Chijun Sun
Chijun Sun, an assistant professor of earth and planetary sciences at the College of Letters and Science, recently returned to land after a months-long trip aboard the Chikyu, a deep-sea scientific vessel. (Photo Courtesy of Chijun Sun)

UC Davis Researcher Returns After Trip Aboard Scientific Drilling Vessel

On March 11, 2011, a 9.1 magnitude earthquake hit just off the northeast coast of Honshu, the most populated island of Japan. The seismic event triggered a tsunami with a wave height of more than 130 feet. The natural disaster left more than 18,000 people dead.

According to the U.S. Geological Survey, the 2011 Tohoku Earthquake and Tsunami was caused by interactions in Japan Trench’s subduction plate boundary zone, an area where two tectonic plates crash together, with one slipping beneath the other.

Nearly 14 years later, an international research team is returning from a months-long trip aboard the Chikyu, a deep-sea scientific vessel, to investigate the area. Known as International Ocean Discovery Program Expedition 405, the research team is studying the displacement of the seafloor that resulted from the 2011 natural disaster. And a UC Davis paleoclimatologist is among the crew.

“The leaders of this expedition have several objectives to understand how the earthquake developed, how well the area is healing and building up energy and if it might cause another earthquake in the future,” said Chijun Sun, an assistant professor of earth and planetary sciences at the College of Letters and Science at UC Davis.

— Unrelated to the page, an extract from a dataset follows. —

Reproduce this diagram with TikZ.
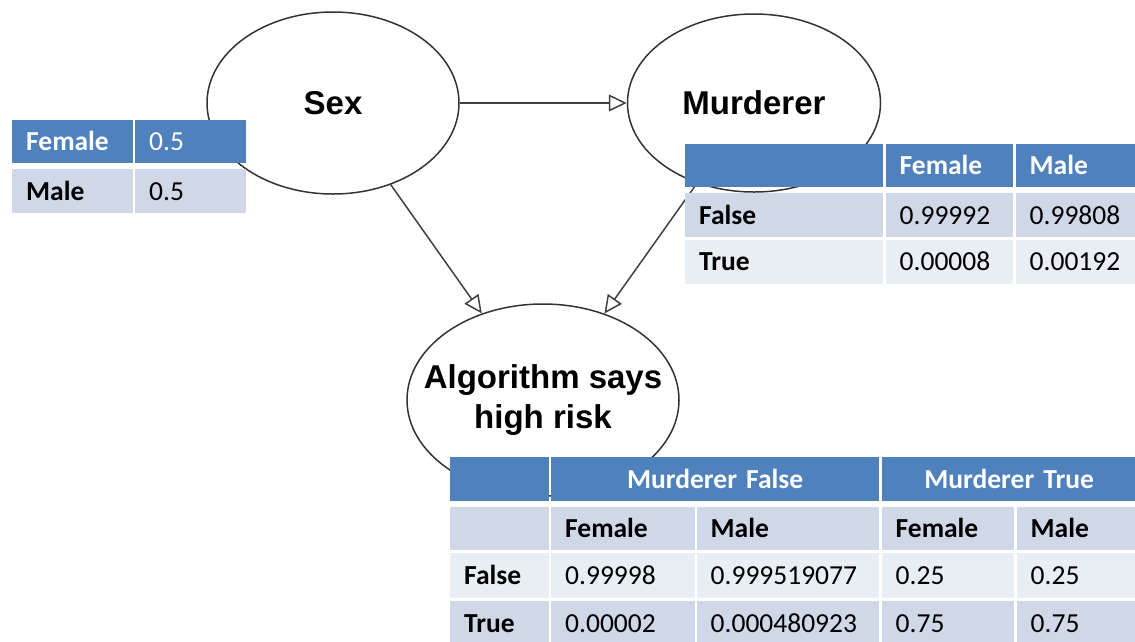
\documentclass[tikz,border=0pt]{standalone}
\usepackage{fontspec}
\setmainfont{Carlito}
\newfontfamily\arialfont{Liberation Sans}
\usetikzlibrary{positioning,shapes.geometric,arrows.meta}

\definecolor{hdrblue}{HTML}{4F81BD}
\definecolor{rowdark}{HTML}{D0D8E8}
\definecolor{rowpale}{HTML}{E9EDF4}

% table cell: style, name, x, y, width, height, text
\newcommand{\tcell}[7]{%
  \pgfmathsetmacro{\cellw}{#5-28}%
  \node[#1, minimum width=#5pt, minimum height=#6pt, text width=\cellw pt] (#2) at (#3,#4) {#7};}

\begin{document}
\begin{tikzpicture}[x=1pt, y=-1pt]
    \tikzstyle{var}=[ellipse, draw=black!80, line width=1.5pt, fill=white, inner sep=0pt, align=center, font=\arialfont\bfseries\fontsize{33}{40}\selectfont]
    \tikzstyle{edge}=[-{Triangle[open,length=18pt,width=17pt]}, draw=black!75, line width=1.5pt]
    \tikzstyle{cell}=[rectangle, anchor=north west, inner xsep=14pt, inner ysep=0pt, text height=18pt, text depth=0pt, font=\fontsize{27.5}{33}\selectfont]
    \tikzstyle{hcell}=[cell, fill=hdrblue, text=white]
    \tikzstyle{hspan}=[hcell, align=center]
    \tikzstyle{dcell}=[cell, fill=rowdark]
    \tikzstyle{pcell}=[cell, fill=rowpale]

    \useasboundingbox (0,0) rectangle (1135,641);

    \node[var, minimum width=252pt, minimum height=182pt] (sex) at (333,103) {Sex};
    \node[var, minimum width=253pt, minimum height=178pt, right=167pt of sex] (murderer) {Murderer};
    \node[var, minimum width=272pt, minimum height=192pt] (algo) at (543,400)
        {\makebox[0pt]{Algorithm says}\\\makebox[0pt]{high risk}};

    \draw[edge] (sex) -- (murderer);
    \draw[edge] (sex) -- (algo);
    \draw[edge] (murderer) -- (algo);

    % prior of sex
    \tcell{hcell}{pF}{12}{120}{121}{43}{\textbf{Female}}
    \tcell{hcell}{pFv}{135}{120}{111}{43}{0.5}
    \tcell{dcell}{pM}{12}{169}{121}{44}{\textbf{Male}}
    \tcell{dcell}{pMv}{135}{169}{111}{44}{0.5}

    % murderer given sex
    \tcell{hcell}{mH}{685}{144}{198}{43}{}
    \tcell{hcell}{mHF}{885.5}{144}{127.5}{43}{\textbf{Female}}
    \tcell{hcell}{mHM}{1015.5}{144}{121}{43}{\textbf{Male}}
    \tcell{dcell}{mF}{685}{193}{198}{44}{\textbf{False}}
    \tcell{dcell}{mFF}{885.5}{193}{127.5}{44}{0.99992}
    \tcell{dcell}{mFM}{1015.5}{193}{121}{44}{0.99808}
    \tcell{pcell}{mT}{685}{239.5}{198}{44.5}{\textbf{True}}
    \tcell{pcell}{mTF}{885.5}{239.5}{127.5}{44.5}{0.00008}
    \tcell{pcell}{mTM}{1015.5}{239.5}{121}{44.5}{0.00192}

    % algorithm given murderer and sex
    \tcell{hcell}{aH}{450}{457}{99}{44}{}
    \tcell{hspan}{aHF}{551}{457}{328}{44}{\textbf{Murderer False}}
    \tcell{hspan}{aHT}{881.5}{457}{255}{44}{\textbf{Murderer True}}
    \tcell{dcell}{aS}{450}{507}{99}{43}{}
    \tcell{dcell}{aSFF}{551}{507}{143.5}{43}{\textbf{Female}}
    \tcell{dcell}{aSFM}{696.5}{507}{182.5}{43}{\textbf{Male}}
    \tcell{dcell}{aSTF}{881.5}{507}{132.5}{43}{\textbf{Female}}
    \tcell{dcell}{aSTM}{1016.5}{507}{120}{43}{\textbf{Male}}
    \tcell{pcell}{aF}{450}{552.3}{99}{45.4}{\textbf{False}}
    \tcell{pcell}{aFFF}{551}{552.3}{143.5}{45.4}{0.99998}
    \tcell{pcell}{aFFM}{696.5}{552.3}{182.5}{45.4}{0.999519077}
    \tcell{pcell}{aFTF}{881.5}{552.3}{132.5}{45.4}{0.25}
    \tcell{pcell}{aFTM}{1016.5}{552.3}{120}{45.4}{0.25}
    \tcell{dcell}{aT}{450}{600.7}{99}{46}{\textbf{True}}
    \tcell{dcell}{aTFF}{551}{600.7}{143.5}{46}{0.00002}
    \tcell{dcell}{aTFM}{696.5}{600.7}{182.5}{46}{0.000480923}
    \tcell{dcell}{aTTF}{881.5}{600.7}{132.5}{46}{0.75}
    \tcell{dcell}{aTTM}{1016.5}{600.7}{120}{46}{0.75}
\end{tikzpicture}
\end{document}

To glean these insights, the team drilled in two areas, an area of the fault zone that experienced a horizontal slip during the earthquake and an area of undisturbed rock. They extracted core samples from both regions, reaching the bottom of the ocean sediments, hundreds of meters below the sea floor.

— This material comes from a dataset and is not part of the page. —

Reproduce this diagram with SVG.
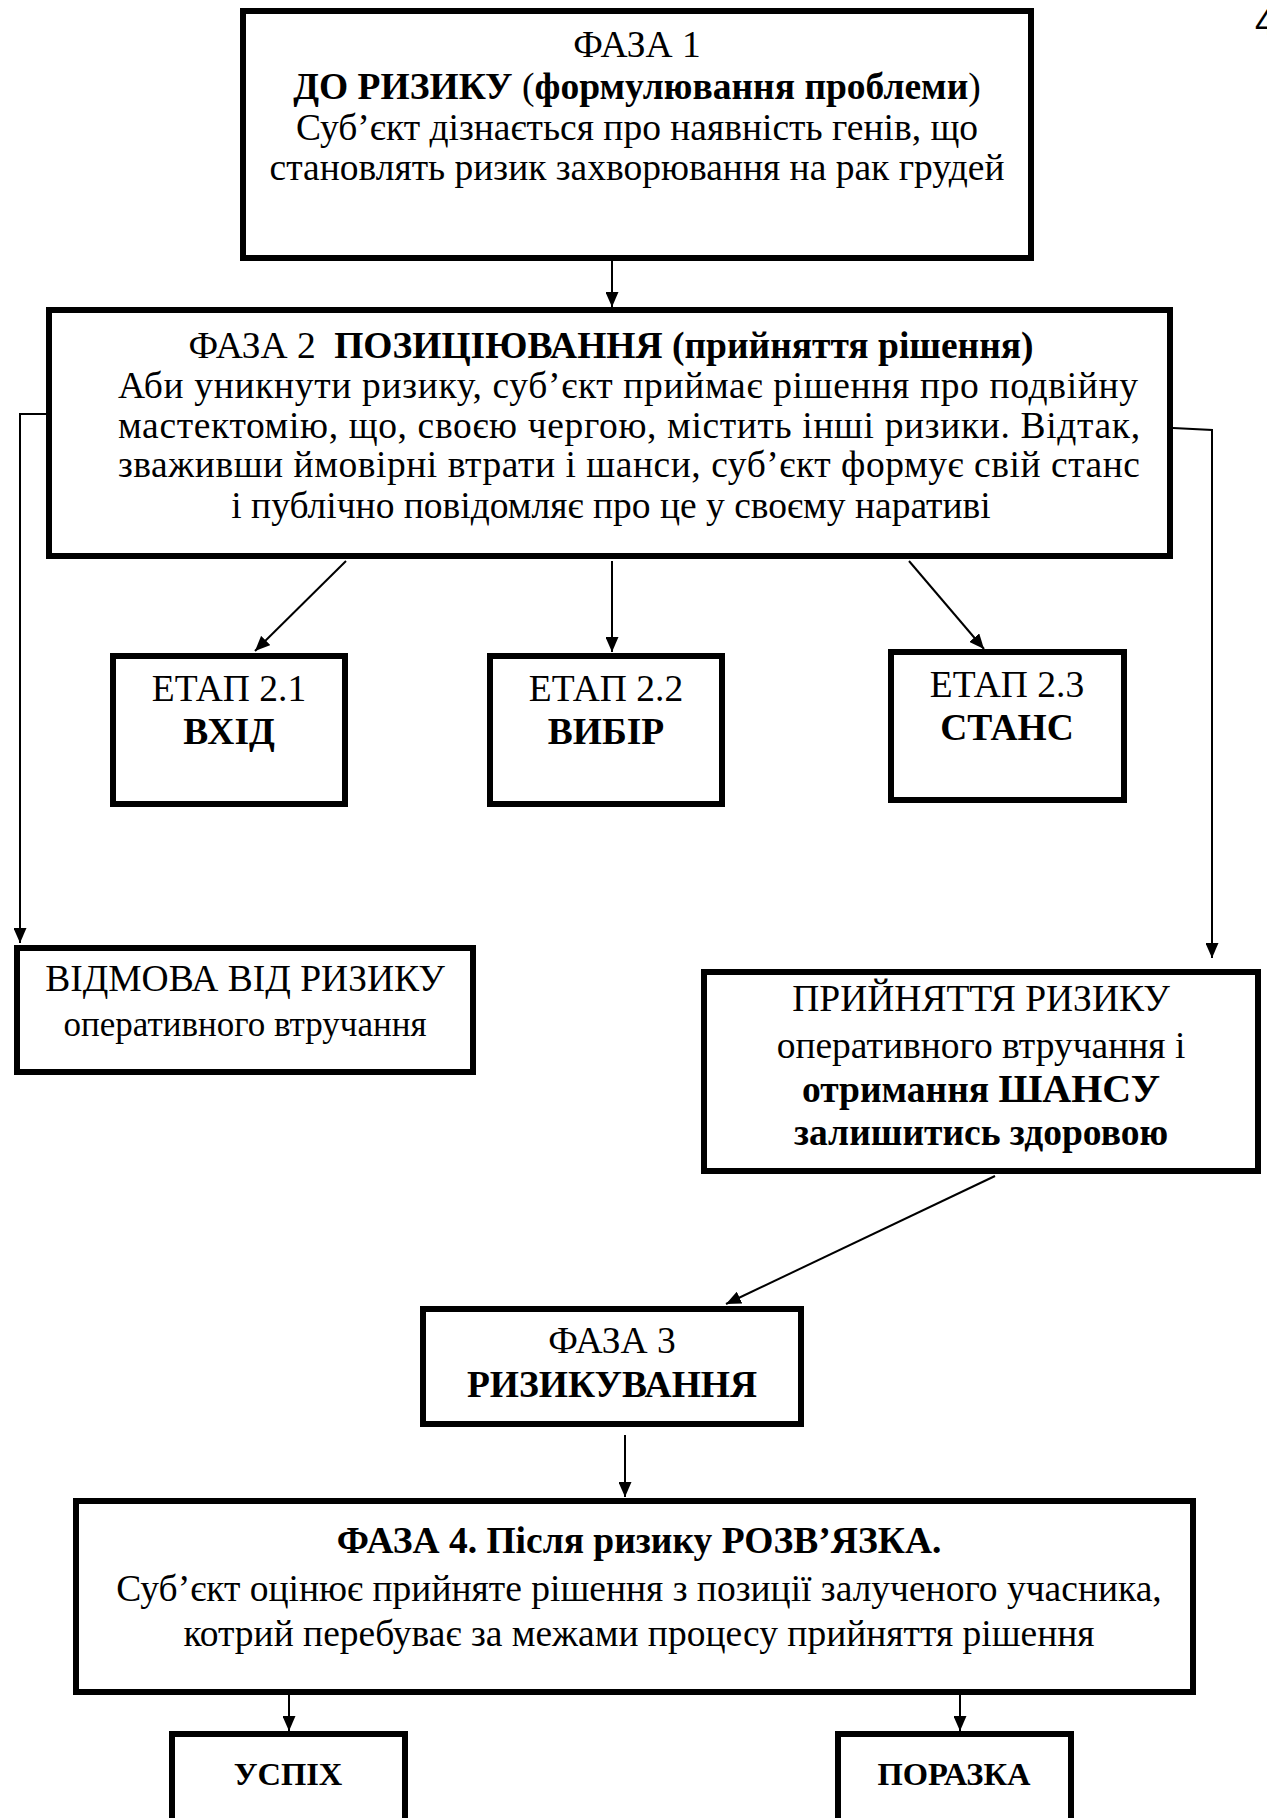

“The crew was continuously coring at those two sites,” Sun said. “It can take three to six hours to get one core sample from seven kilometers below the sea surface.”

Geochemistry team logo
A window 2 geochemistry team logo made by Chijun Sun. From left to right, the cartoon figures show Junli Zhang (University of Bremen), Troy Rasbury (Stony Brook University), Tsuyoshi Ishikawa (JAMSTEC) and Chijun Sun (UC Davis).

Sun, who boarded the Chikyu via helicopter in late October, is part of the research team’s geochemistry research group. He and colleagues are conducting analyses to compare the geochemical properties of core samples from each site. Specifically, the team is interested in the sediment’s concentrations of methane and hydrogen and its porewater geochemistry.

“This is both for scientific questions and for safety reasons because if you have too much methane and hydrogen, it could be an explosive hazard,” Sun said. “For scientific purposes, we analyze the gasses and porewater geochemistry to understand the microbial activity and how these gasses and waters are transported within the sediment layers near the fault zone.”

“It’s important to show how hydrogeology might affect the fault and how it might tell us something about the healing of the fault zone related to the earthquake that happened over 10 years ago,” he added.

While it’s too early to report on findings from Expedition 405’s research trip, Sun is excited to bring samples back to his lab to characterize their organic profiles. Such analyses will help Sun better understand the climates of ancient Earth. By accessing preserved chemical signatures in core samples, broadly known as biomarkers, and cataloging how they change throughout the sample’s depth profiles, or time, Sun can refine climate models used to simulate the past. What’s more, that information could inform better climate prediction models.

“If the model and data produce consistent results, then we can use that model to understand why the climate changes and the exact physical mechanisms behind it,” Sun said. “And that can tell us something fundamental about future climate change.”

Sun returned from his expedition aboard the Chikyu on December 20.

“This was an incredible opportunity for me,” he said. “I was able to meet other scientists, expand my research area into a different kind of geochemistry, and I was able to establish new collaborations using other scientists’ techniques to address paleoclimate questions.”